With all business suspended in Norwich while the hanging took place, the crowd on Castle Hill not only witnessed an execution, but also the circus that surrounded it: hawkers sold Penny Dreadfuls with lurid accounts of the murder and trial (“Young men all mend your ways, Lest like Yarham you may end your days”), vendors sold trinkets with Yarham’s face on and the pubs in the city were packed.
Following the execution, which was gleefully watched by Robert Royal and James Hall (they were later thrown out of pubs and told to go home), the city descended into drunken mayhem, as fights broke out and windows were smashed.
The Norfolk Annals of 1846 notes: “Owing to the scandalous character of the proceedings, a public meeting was held at St Andrew’s Hall on April 17th, under the presidency of the Mayor, when it was decided to petition Parliament for the abolition of capital punishment.”

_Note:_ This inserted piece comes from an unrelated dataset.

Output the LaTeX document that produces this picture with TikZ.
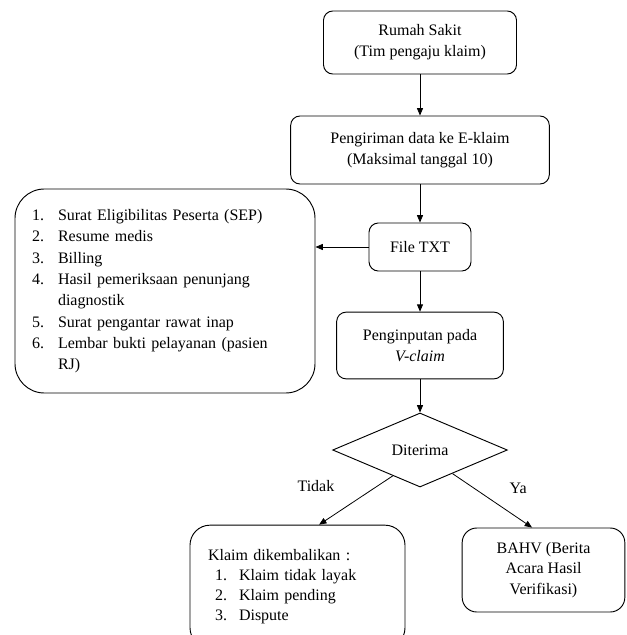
\documentclass[tikz,border=0pt]{standalone}
\usepackage{fontspec}
\setmainfont{Liberation Serif}
\usetikzlibrary{shapes.geometric, arrows.meta, positioning, calc}

\begin{document}
\begin{tikzpicture}[x=0.75pt, y=-0.75pt,
    >={Triangle[length=5.5pt,width=4.5pt]},
    box/.style={draw, rounded corners=7pt, line width=0.7pt, align=center,
                inner sep=2pt, font=\fontsize{12pt}{15.6pt}\selectfont},
    flow/.style={->, line width=0.6pt},
    lbl/.style={font=\fontsize{12pt}{15.6pt}\selectfont}]
    \path[use as bounding box, fill=white] (0,0) rectangle (626,635);

    % Main column
    \node[box, minimum width=144.75pt, minimum height=47.25pt] (rs) at (420,42.5) {Rumah Sakit\\(Tim pengaju klaim)};
    \node[box, minimum width=194pt, minimum height=51pt] (kirim) at (420,150) {Pengiriman data ke E-klaim\\(Maksimal tanggal 10)};
    \node[box, minimum width=76.5pt, minimum height=36pt] (txt) at (420,247) {File TXT};
    \node[box, minimum width=125pt, minimum height=50pt] (input) at (420,345.5) {Penginputan pada\\\textit{V-claim}};
    \node[draw, diamond, aspect=2.36, minimum width=131pt, minimum height=55.5pt,
          inner sep=0pt, line width=0.7pt, lbl] (terima) at (420,450) {Diterima};

    % Documents
    \node[box, rounded corners=22pt, align=left, text width=199.5pt, inner xsep=12.75pt,
          minimum height=153pt, font=\fontsize{12pt}{16pt}\selectfont] (syarat) at (165,291) {%
        \begin{tabular}{@{}l@{\hspace{10.5pt}}l@{}}
        1. & Surat Eligibilitas Peserta (SEP)\\
        2. & Resume medis\\
        3. & Billing\\
        4. & Hasil pemeriksaan penunjang\\
           & diagnostik\\
        5. & Surat pengantar rawat inap\\
        6. & Lembar bukti pelayanan (pasien\\
           & RJ)
        \end{tabular}};

    % Results
    \node[box, rounded corners=15pt, align=left, text width=134.25pt, inner xsep=13.5pt,
          minimum height=92pt, font=\fontsize{12pt}{15pt}\selectfont] (kembali) at (297.5,586.5) {%
        \begin{tabular}{@{\hspace{5.25pt}}l@{\hspace{9pt}}l@{}}
        \multicolumn{2}{@{}l@{}}{Klaim dikembalikan :}\\
        1. & Klaim tidak layak\\
        2. & Klaim pending\\
        3. & Dispute
        \end{tabular}};
    \node[box, rounded corners=11pt, minimum width=122pt, minimum height=63pt] (bahv) at (543.5,570) {BAHV (Berita\\Acara Hasil\\Verifikasi)};

    % Arrows
    \draw[flow] (rs) -- (kirim);
    \draw[flow] (kirim) -- (txt);
    \draw[flow] (txt.west) -- (txt.west -| syarat.east);
    \draw[flow] (txt) -- (input);
    \draw[flow] (input) -- (terima);
    \draw[flow] ($(terima.south)!0.31!(terima.west)$) -- ($(kembali.north west)!0.6!(kembali.north east)$)
          node[midway, lbl, shift={(-30pt,10.5pt)}] {Tidak};
    \draw[flow] ($(terima.south)!0.37!(terima.east)$) -- ($(bahv.north west)!0.43!(bahv.north east)$)
          node[midway, lbl, shift={(19.5pt,9pt)}] {Ya};
\end{tikzpicture}
\end{document}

It would be 22 years before public executions ended in Britain and 118 years before capital punishment ended, but while it was the end of this chapter of crime and punishment in the UK, 55 countries still have executions on their statue books.
In 2021, the BBC aired a programme – Murder, Mystery and My Family – in which the case against Samuel Yarham was revisited alongside his relative, Emmaline.
With the prosecution case resting largely on evidence of one witness who claimed Yarham had confessed, Emmaline suspected that her ancestor’s death could well have been a miscarriage of justice.